The SNP should be less confrontational and co-operate with political rivals – and the English, Scotland’s First Minister has said. Nicola Sturgeon wants to build a “progressive alliance” capable of propelling Ed Miliband into 10 Downing Street after May’s UK general election, she told i in an exclusive interview.
The SNP will very likely refuse to join a coalition with Labour, Ms Sturgeon said, if neither the Conservatives nor Labour wins a majority – the most probable result according to current polling. She would prefer to support a Labour minority government “on a case-by-case basis”, an arrangement known as “confidence and supply”, so long as Mr Miliband agreed to moderately increase public spending.
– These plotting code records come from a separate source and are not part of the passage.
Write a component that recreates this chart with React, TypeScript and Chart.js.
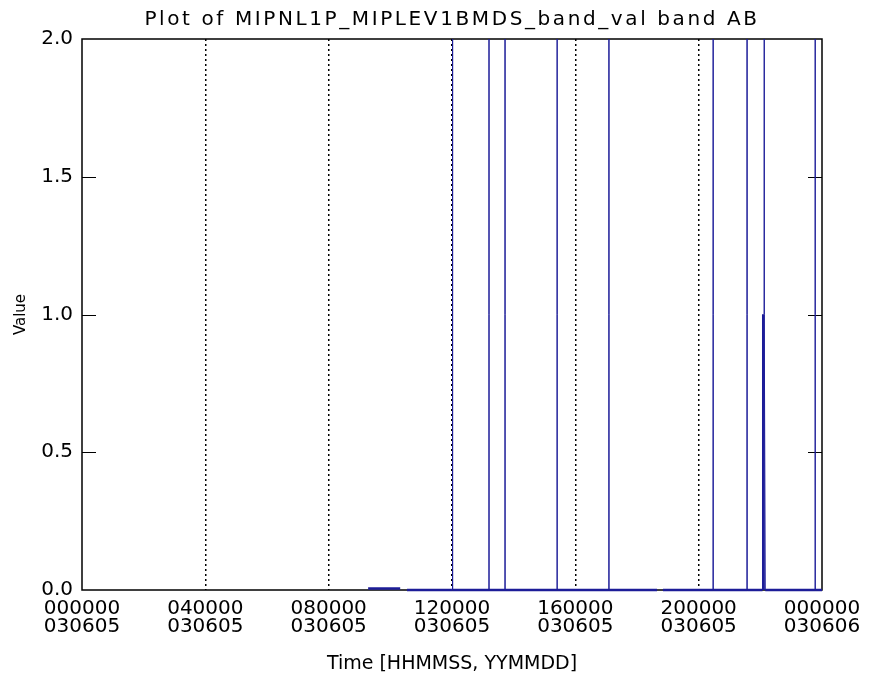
import React, { useEffect, useRef } from "react";
import { Chart, registerables } from "chart.js";

Chart.register(...registerables);

const TITLE = "Plot of MIPNL1P_MIPLEV1BMDS_band_val band AB";
const X_TITLE = "Time [HHMMSS, YYMMDD]";
const Y_TITLE = "Value";
const START_DAY = 5; // 030605
const X_TICK_HOURS = [0, 4, 8, 12, 16, 20, 24];
const Y_TICKS = [0, 0.5, 1.0, 1.5, 2.0];

// Sample times (hours after 000000 030605) and values; null marks a data gap
const sampleHours = [
  9.28, 10.32, 10.4, 10.54,
  12.02, 12.02, 12.02,
  13.2, 13.2, 13.2,
  13.72, 13.72, 13.72,
  15.41, 15.41, 15.41,
  17.09, 17.09, 17.09,
  18.65, 18.74, 18.84,
  20.47, 20.47, 20.47,
  21.57, 21.57, 21.57,
  22.07, 22.07, 22.1, 22.1, 22.12, 22.12, 22.13, 22.13, 22.16,
  23.78, 23.78, 23.78,
  24.0,
];
const sampleValues: (number | null)[] = [
  0.005, 0.005, null, 0,
  0, 2, 0,
  0, 2, 0,
  0, 2, 0,
  0, 2, 0,
  0, 2, 0,
  0, null, 0,
  0, 2, 0,
  0, 2, 0,
  0, 1, 0, 1, 0, 2, 0, 1, 0,
  0, 2, 0,
  0,
];

const FONT = "'DejaVu Sans', sans-serif";
const LINE_COLOR = "#1c1c98";

function pad2(n: number) {
  return String(n).padStart(2, "0");
}

function timeLabel(v: number): string[] {
  const day = Math.floor(v / 86400 + 1e-9);
  const rem = Math.round(v - day * 86400);
  const hh = Math.floor(rem / 3600);
  const mm = Math.floor((rem % 3600) / 60);
  const ss = rem % 60;
  return [pad2(hh) + pad2(mm) + pad2(ss), "0306" + pad2(START_DAY + day)];
}

const framePlugin = {
  id: "idlFrame",
  beforeDatasetsDraw(chart: any) {
    const { ctx, chartArea: a, scales } = chart;
    const y = scales.y;
    ctx.save();
    ctx.strokeStyle = "#000";
    ctx.lineWidth = 1.5;
    ctx.strokeRect(a.left, a.top, a.right - a.left, a.bottom - a.top);
    ctx.lineWidth = 1;
    for (const t of y.ticks) {
      if (t.value <= y.min || t.value >= y.max) continue;
      const py = Math.round(y.getPixelForValue(t.value)) + 0.5;
      ctx.beginPath();
      ctx.moveTo(a.left, py);
      ctx.lineTo(a.left + 14, py);
      ctx.moveTo(a.right, py);
      ctx.lineTo(a.right - 14, py);
      ctx.stroke();
    }
    ctx.restore();
  },
  afterDraw(chart: any) {
    const { ctx, chartArea: a } = chart;
    ctx.save();
    ctx.fillStyle = "#000";
    ctx.font = `normal 20px ${FONT}`;
    (ctx as any).letterSpacing = "2.6px";
    ctx.textAlign = "center";
    ctx.textBaseline = "middle";
    ctx.fillText(TITLE, (a.left + a.right) / 2, a.top / 2);
    ctx.restore();
  },
};

export default function App() {
  const ref = useRef<HTMLCanvasElement | null>(null);

  useEffect(() => {
    if (!ref.current) return;
    const data = sampleHours.map((h, i) => ({ x: h * 3600, y: sampleValues[i] }));
    const chart = new Chart(ref.current, {
      type: "line",
      data: {
        datasets: [
          {
            data: data as any,
            borderColor: LINE_COLOR,
            borderWidth: 1,
            pointRadius: 0,
            tension: 0,
            spanGaps: false,
            fill: false,
            clip: 4,
            segment: {
              borderWidth: (c: any) => (c.p0.parsed.y === c.p1.parsed.y ? 2.5 : 1),
            },
          },
        ],
      },
      options: {
        animation: false,
        responsive: false,
        maintainAspectRatio: false,
        layout: { padding: { left: 0, right: 51, top: 39, bottom: 0 } },
        plugins: {
          legend: { display: false },
          tooltip: { enabled: false },
          title: { display: false },
        },
        scales: {
          x: {
            type: "linear",
            min: X_TICK_HOURS[0] * 3600,
            max: X_TICK_HOURS[X_TICK_HOURS.length - 1] * 3600,
            afterBuildTicks: (s: any) => {
              s.ticks = X_TICK_HOURS.map((h) => ({ value: h * 3600 }));
            },
            afterFit: (s: any) => {
              s.height = 85;
            },
            grid: {
              drawTicks: false,
              lineWidth: 1.5,
              color: (c: any) =>
                c.tick && c.tick.value > 0 && c.tick.value < 86400 ? "#000" : "rgba(0,0,0,0)",
            },
            border: { display: false, dash: [2, 3] },
            ticks: {
              autoSkip: false,
              maxRotation: 0,
              minRotation: 0,
              padding: 10,
              color: "#000",
              font: { family: FONT, size: 20, lineHeight: 0.9 },
              callback: (v: any) => timeLabel(Number(v)),
            },
            title: {
              display: true,
              text: X_TITLE,
              color: "#000",
              font: { family: FONT, size: 19, lineHeight: 1.2 },
              padding: { top: 8, bottom: 0 },
            },
          },
          y: {
            type: "linear",
            min: Y_TICKS[0],
            max: Y_TICKS[Y_TICKS.length - 1],
            afterBuildTicks: (s: any) => {
              s.ticks = Y_TICKS.map((v) => ({ value: v }));
            },
            afterFit: (s: any) => {
              s.width = 82;
            },
            grid: { display: false, drawTicks: false },
            border: { display: false },
            ticks: {
              padding: 9,
              color: "#000",
              font: { family: FONT, size: 20 },
              callback: (v: any) => Number(v).toFixed(1),
            },
            title: {
              display: true,
              text: Y_TITLE,
              color: "#000",
              font: { family: FONT, size: 15, lineHeight: 1.2 },
              padding: { top: 12, bottom: 0 },
            },
          },
        },
      },
      plugins: [framePlugin],
    });
    return () => chart.destroy();
  }, []);

  return (
    <div style={{ position: "absolute", left: 0, top: 0, width: 873, height: 675, background: "#fff" }}>
      <canvas ref={ref} width={873} height={675} />
    </div>
  );
}
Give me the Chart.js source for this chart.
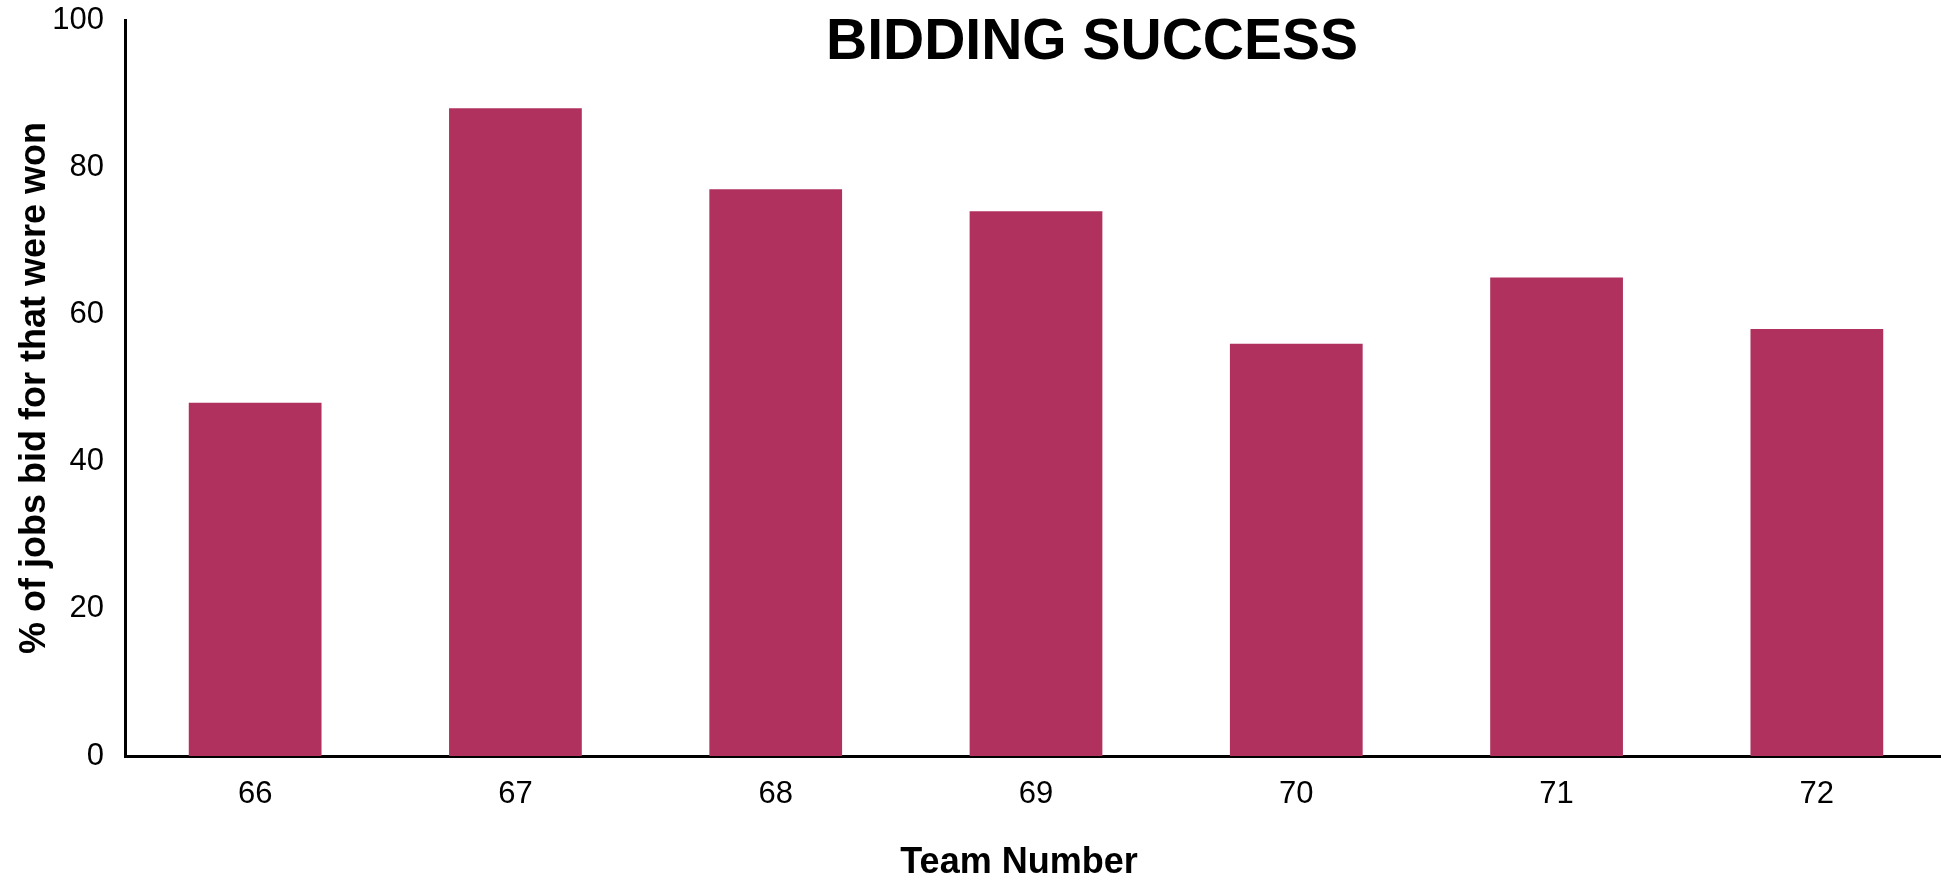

The SNP wouldn’t enter into a coalition unless Labour was willing to scrap Trident renewal, she said – a position Labour will not countenance. What’s more, the fate of the current junior Coalition partners, the Lib Dems, alarms Ms Sturgeon. “I think it would be very unlikely to have the SNP in a formal coalition in Westminster. I’m not ruling it out entirely. I think it’s more likely if we were to be in this scenario, that the SNP would act in an issue-by-issue, confidence-and-supply arrangement.”
She could yet end up in the curious position of supporting a form of government she wants to see abolished. But Ms Sturgeon has a plan, of course. If the SNP wins a large block of seats and can put Mr Miliband in Downing Street, she intends to prise from him new powers for Scotland – and to push the case for Scottish independence again. “We will always seek to use the levers we have,” she said. “I’m not making any secret of the fact I still believe in independence. We’ll continue to argue the case."
Women in politics and the boardroom
Quotas are necessary. They’re a blunt tool. But if we had a real meritocracy now we’d have a gender balance. Progress is painfully slow.